Poster Board SAT-838
Andrew E Hogan*1, Lydia Lynch2, Gadintshware Gaoatswe3, Conor Woods3, Ruaidhri Jackson4, Jean M O'Connell5, Paul N Moynagh4 and Donal O'Shea3
1National Children's Research Centre, Dublin, Ireland, 2Harvard Medical School, Boston, MA, 3St Vincent's University Hospital, Dublin, Ireland, 4National University of Ireland Maynooth, Ireland, 5St Vincent's University Hosp, Dublin 4, Ireland
Glucagon-like peptide 1 (GLP-1) is a gut hormone used in the treatment of type 2 diabetes mellitus (T2DM). There is emerging evidence that GLP-1 has anti-inflammatory activity, with clinical impact in chronic inflammatory conditions such as obesity and psoriasis. We hypothesized that GLP-1 would positively impact on inflammation and macrophage polarization in human T2DM.  We studied a cohort of obese T2DM patients before and 8 weeks after starting GLP-1 analogue therapy. We found that soluble CD163, a molecule released from inflammatory macrophage activation, was significantly higher in the T2DM cohort compared to healthy controls, and was reduced by GLP-1 analogue therapy (220 ng/ml vs. 171 ng/ml, p<0.001) independent of reduction in HbA1c. GLP-1 therapy-induced reduction of inflammatory M1 macrophages (F480+ CD11b+ CD11c+) was confirmed in a murine model of diet-induced obesity (11.2% vs. 6.8%, p<0.05). GLP-1 analogue therapy in the cohort of T2DM patients resulted in a reduction in the basal levels of the inflammatory cytokines TNF-alpha (264 pg/ml vs. 149 pg/ml, p<0.05) and IL-6 (1300 pg/ml vs. 461 pg/ml, p<0.05) and an increase in the “anti-inflammatory” adipokine, adiponectin (4100 pg/ml vs. 5,594 pg/ml, p<0.01).
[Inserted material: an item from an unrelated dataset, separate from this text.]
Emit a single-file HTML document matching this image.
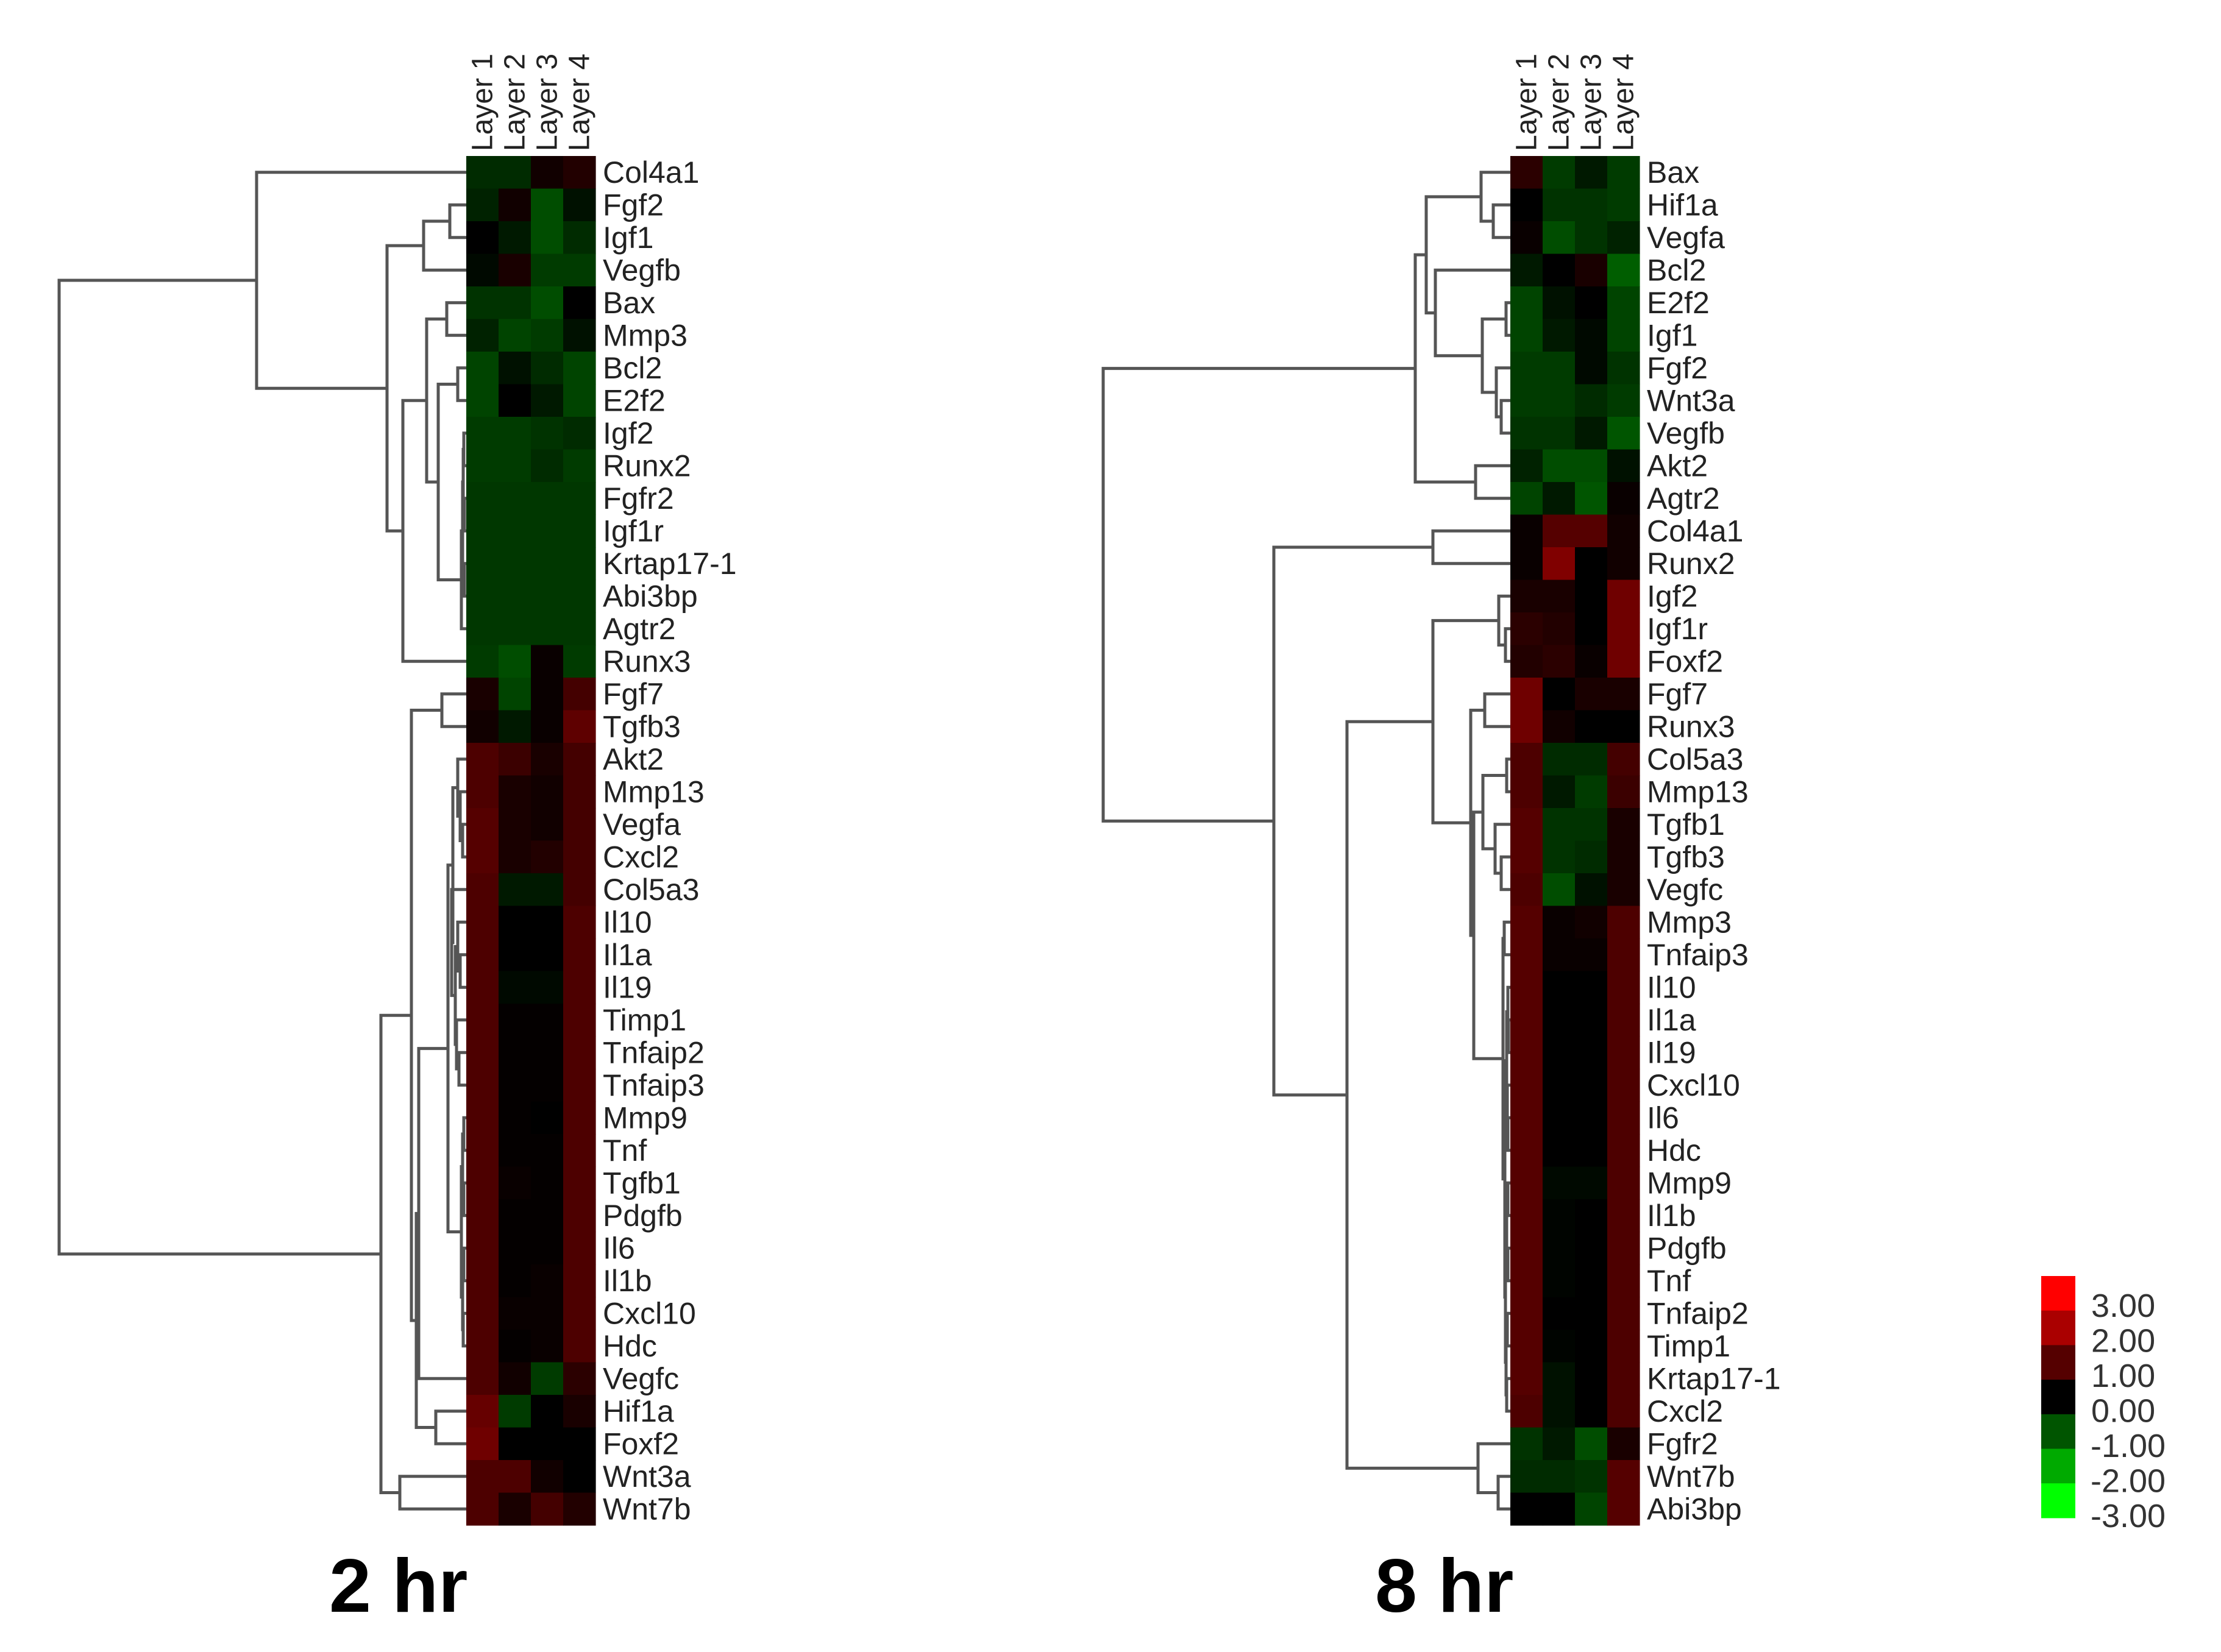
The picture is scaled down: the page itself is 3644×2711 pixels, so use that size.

This was paired with an increase in stimulated PBMC response (TNF-alpha (939 pg/ml vs. 3,488 pg/ml p<0.05) and IL-6 (4,007 pg/ml vs. 8,560 pg/ml p<0.05)) via restoration of the immune signalling pathway, NFkB. Our results indicate that GLP-1 is impacting innate immunity and provides mechanistic rationale for its emerging use beyond the current indications of diabetes to other inflammatory diseases.